TL;DR : using Fabric Python Notebook to Sort and Save Parquet files up to 100 GB shows that DuckDB is very competitive compared to Spark even when using Only half the resources available in a compute pool.
Introduction :
In Fabric the minimum Spark compute that you can provision is 2 nodes, 1 Driver and 1 Executor, my understanding, and I am not an expert by any means is : Driver Plan the Work and Executor do the actual Works, but if you run any no Spark code, it will run in the driver, basically DuckDB use only the driver, the executor is just sitting there and you pay for it.
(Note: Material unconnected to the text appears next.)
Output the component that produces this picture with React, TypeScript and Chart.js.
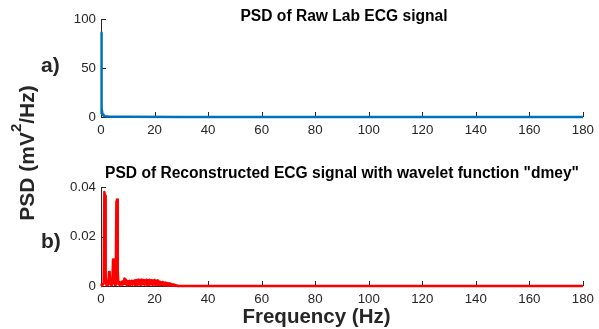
import { useEffect, useRef } from "react";
import { Chart, registerables } from "chart.js";

Chart.register(...registerables);

const W = 599;
const H = 329;
const FONT = "'Liberation Sans', Arial, Helvetica, sans-serif";
const AXIS = "#262626";
const BLUE = "#0072BD";
const RED = "#FF0000";

// Raw lab ECG PSD: large very-low-frequency component, nearly flat afterwards
const rawFreq = [0, 0.1, 0.2, 0.35, 0.5, 0.75, 1, 1.5, 2, 3, 5, 10, 30, 60, 120, 180];
const rawPsd = [3, 86, 40, 9, 4, 2.2, 1.4, 0.9, 0.6, 0.4, 0.3, 0.2, 0.1, 0.06, 0.04, 0.02];

// Reconstructed ECG ("dmey"): PSD bins every 0.25 Hz from 0 Hz
const reconBinHz = 0.25;
const reconPsd = [
  0.0000, 0.0006, 0.0002, 0.0009, 0.0030, 0.0380, 0.0365, 0.0040,
  0.0004, 0.0011, 0.0003, 0.0014, 0.0057, 0.0050, 0.0006, 0.0012,
  0.0003, 0.0018, 0.0107, 0.0104, 0.0010, 0.0004, 0.0016, 0.0340,
  0.0349, 0.0060, 0.0008, 0.0015, 0.0004, 0.0013, 0.0006, 0.0017,
  0.0005, 0.0019, 0.0008, 0.0030, 0.0026, 0.0007, 0.0021, 0.0004,
  0.0019, 0.0006, 0.0020, 0.0003, 0.0018, 0.0007, 0.0021, 0.0005,
  0.0019, 0.0008, 0.0022, 0.0004, 0.0023, 0.0006, 0.0024, 0.0005,
  0.0025, 0.0007, 0.0024, 0.0004, 0.0025, 0.0006, 0.0023, 0.0008,
  0.0024, 0.0005, 0.0022, 0.0007, 0.0025, 0.0004, 0.0023, 0.0006,
  0.0024, 0.0005, 0.0022, 0.0008, 0.0023, 0.0004, 0.0021, 0.0006,
  0.0024, 0.0005, 0.0020, 0.0007, 0.0022, 0.0004, 0.0019, 0.0005,
  0.0017, 0.0003, 0.0015, 0.0005, 0.0016, 0.0003, 0.0014, 0.0004,
  0.0013, 0.0002, 0.0012, 0.0004, 0.0011, 0.0002, 0.0010, 0.0003,
  0.0008, 0.0002, 0.0007, 0.0001, 0.0006, 0.0002, 0.0005, 0.0001,
  0.0003, 0.0001, 0.0001, 0.0000,
];
// Above ~29 Hz the reconstructed spectrum is empty
const reconTailFreq = [29, 180];
const reconTailPsd = [0, 0];

const freqTicks = [0, 20, 40, 60, 80, 100, 120, 140, 160, 180];
const rawTicks = [0, 50, 100];
const reconTicks = [0, 0.02, 0.04];

const titleA = "PSD of Raw Lab ECG signal";
const titleB = 'PSD of Reconstructed ECG signal with wavelet function "dmey"';
const yLabelMain = "PSD (mV";
const yLabelSup = "2";
const yLabelEnd = "/Hz)";
const xLabel = "Frequency (Hz)";

// Small tick marks pointing into the plot area
const inwardTicks = {
  id: "inwardTicks",
  beforeDatasetsDraw(chart: any) {
    const { ctx, chartArea, scales } = chart;
    const xs = scales.x;
    const ys = scales.y;
    ctx.save();
    ctx.strokeStyle = AXIS;
    ctx.lineWidth = 1;
    ctx.beginPath();
    xs.ticks.forEach((t: any) => {
      const px = Math.round(xs.getPixelForValue(t.value)) + 0.5;
      ctx.moveTo(px, chartArea.bottom);
      ctx.lineTo(px, chartArea.bottom - 5);
    });
    ys.ticks.forEach((t: any) => {
      const py = Math.round(ys.getPixelForValue(t.value)) + 0.5;
      ctx.moveTo(chartArea.left, py);
      ctx.lineTo(chartArea.left + 5, py);
    });
    ctx.stroke();
    ctx.restore();
  },
};

type Deco = { title: string; titleX: number; titleY: number; tag: string; tagY: number; extra?: (ctx: CanvasRenderingContext2D) => void };

const decorations = (d: Deco) => ({
  id: "decorations",
  afterDraw(chart: any) {
    const { ctx } = chart;
    ctx.save();
    ctx.fillStyle = "#000";
    ctx.font = `bold 15.6px ${FONT}`;
    ctx.textAlign = "center";
    ctx.textBaseline = "alphabetic";
    ctx.fillText(d.title, d.titleX, d.titleY);
    ctx.fillStyle = AXIS;
    ctx.font = `bold 21px ${FONT}`;
    ctx.textAlign = "left";
    ctx.fillText(d.tag, 41, d.tagY);
    if (d.extra) d.extra(ctx);
    ctx.restore();
  },
});

function drawYLabel(ctx: CanvasRenderingContext2D) {
  ctx.save();
  ctx.translate(33.5, 153);
  ctx.rotate(-Math.PI / 2);
  ctx.fillStyle = AXIS;
  ctx.textAlign = "left";
  const big = `bold 21px ${FONT}`;
  const small = `bold 15px ${FONT}`;
  ctx.font = big;
  const w1 = ctx.measureText(yLabelMain).width;
  const w3 = ctx.measureText(yLabelEnd).width;
  ctx.font = small;
  const w2 = ctx.measureText(yLabelSup).width;
  let x = -(w1 + w2 + w3) / 2;
  ctx.font = big;
  ctx.fillText(yLabelMain, x, 0);
  x += w1;
  ctx.font = small;
  ctx.fillText(yLabelSup, x, -13);
  x += w2;
  ctx.font = big;
  ctx.fillText(yLabelEnd, x, 0);
  ctx.restore();
}

function drawXLabel(ctx: CanvasRenderingContext2D) {
  ctx.fillStyle = AXIS;
  ctx.font = `bold 20.5px ${FONT}`;
  ctx.textAlign = "center";
  ctx.fillText(xLabel, 316.5, 322.5);
}

function makeScales(yMin: number, yMax: number, yTicks: number[]) {
  const tickFont = { family: FONT, size: 13.3 };
  return {
    x: {
      type: "linear",
      min: 0,
      max: 180,
      afterBuildTicks: (s: any) => {
        s.ticks = freqTicks.map((v) => ({ value: v }));
      },
      afterFit: (s: any) => {
        s.height = 28;
      },
      grid: { display: false, drawTicks: false },
      border: { display: true, color: AXIS, width: 1 },
      ticks: { font: tickFont, color: AXIS, padding: 5, maxRotation: 0, autoSkip: false, callback: (v: any) => String(v) },
    },
    y: {
      type: "linear",
      min: yMin,
      max: yMax,
      afterBuildTicks: (s: any) => {
        s.ticks = yTicks.map((v) => ({ value: v }));
      },
      afterFit: (s: any) => {
        s.width = 101;
      },
      grid: { display: false, drawTicks: false },
      border: { display: true, color: AXIS, width: 1 },
      ticks: { font: tickFont, color: AXIS, padding: 5, autoSkip: false, callback: (v: any) => String(v) },
    },
  };
}

export default function App() {
  const topRef = useRef<HTMLCanvasElement>(null);
  const botRef = useRef<HTMLCanvasElement>(null);

  useEffect(() => {
    const rawData = rawFreq.map((f, i) => ({ x: f, y: rawPsd[i] }));
    const reconData = reconPsd
      .map((v, i) => ({ x: i * reconBinHz, y: v }))
      .concat(reconTailFreq.map((f, i) => ({ x: f, y: reconTailPsd[i] })));

    const common = {
      responsive: false,
      animation: false,
      devicePixelRatio: 1,
      events: [],
    };

    const top = new Chart(topRef.current!, {
      type: "line",
      data: {
        datasets: [
          {
            data: rawData,
            borderColor: BLUE,
            borderWidth: 2.5,
            borderJoinStyle: "round",
            pointRadius: 0,
            tension: 0,
            clip: false,
          },
        ],
      },
      options: {
        ...common,
        layout: { padding: { top: 19, right: 12, bottom: H - 117 - 28, left: 0 } },
        plugins: { legend: { display: false }, tooltip: { enabled: false } },
        scales: makeScales(0, 100, rawTicks),
      } as any,
      plugins: [
        inwardTicks,
        decorations({ title: titleA, titleX: 344, titleY: 20.5, tag: "a)", tagY: 72, extra: drawYLabel }),
      ],
    });

    const bottom = new Chart(botRef.current!, {
      type: "line",
      data: {
        datasets: [
          {
            data: reconData,
            borderColor: RED,
            borderWidth: 2.5,
            borderJoinStyle: "round",
            pointRadius: 0,
            tension: 0,
            clip: false,
          },
        ],
      },
      options: {
        ...common,
        layout: { padding: { top: 187, right: 12, bottom: H - 286 - 28, left: 0 } },
        plugins: { legend: { display: false }, tooltip: { enabled: false } },
        scales: makeScales(0, 0.04, reconTicks),
      } as any,
      plugins: [
        inwardTicks,
        decorations({ title: titleB, titleX: 342, titleY: 178, tag: "b)", tagY: 247.5, extra: drawXLabel }),
      ],
    });

    return () => {
      top.destroy();
      bottom.destroy();
    };
  }, []);

  const canvasStyle: React.CSSProperties = { position: "absolute", left: 0, top: 0, width: W, height: H };
  return (
    <div style={{ position: "absolute", left: 0, top: 0, width: W, height: H, background: "#fff" }}>
      <canvas ref={topRef} width={W} height={H} style={canvasStyle} />
      <canvas ref={botRef} width={W} height={H} style={canvasStyle} />
    </div>
  );
}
The experiment is basically : generate the Table Lineitem from the TPCH dataset as a folder of parquet files and sort it on a date field then save it. Pre-sorting the data on a field used for filtering is a very well known technique.
Create a Workspace
When doing POC, it is always better to start in a new workspace, at the end you can delete it and it will remove all the artifacts inside it. Use any name you want.
Create a Lakehouse
Click New then Lakehouse, choose any name
You will get an empty lakehouse (it is a just a storage bucket with two folders, Files and Table)
Load the Python Code
The Notebook is straightforward, Install DuckDB , create the data files if they don’t exist already, sort and save in a delta table using both DuckDB and Spark
Define Spark Pool Size
By default the notebook came with a starter pool that are warm and ready to be used, the startup is in my experience is always less than 10 second, but it is a managed service and I can’t control the number of nodes, instead we will use custom pool where you can choose the size of the compute and the number of nodes in our case 1 driver and 1 executor, the startup is not bad at all, it is consistently less than 3 minute.
Schedule the Notebook
I don’t not know, how to pass a parameter to change the initial value in the pipeline, so I run it using a random number generator`, I am sure there is a better way, but anyway, it does works, and every insert the results
The Results
The Charts show the resource usage by data size, CPU(s) = Duration * Number of cores * 2.
Up to 300 Million rows, DuckDB is more efficient even when it is using only half the resources.
To make it clearer , I build another chart that show the Engine combination with less resource utilization by Lintem size
From 360 Million rows, Spark became more economical ( with the caveat that DuckDB is just using half the resources) or maybe DuckDB is not using the whole 32 cores ?
Let’s filter only DuckDB
DuckDB using 64 cores is not very efficient for the size of this Data.
Partying Thoughts
- Adding more resources to a problem does not make it necessarily an optimal solution, you get faster duration but it costs way more.
- DuckDB Performance even using half the compute is very intriguing !!!
- Fabric Custom pools are a very fine solution, waiting around 2 minutes is worth it.
- I am no Spark expert, but it will be handy to be able to configure at runtime a smaller Executor compute, in that case, DuckDB will be cheaper option for all sizes up to 100 GB and maybe more.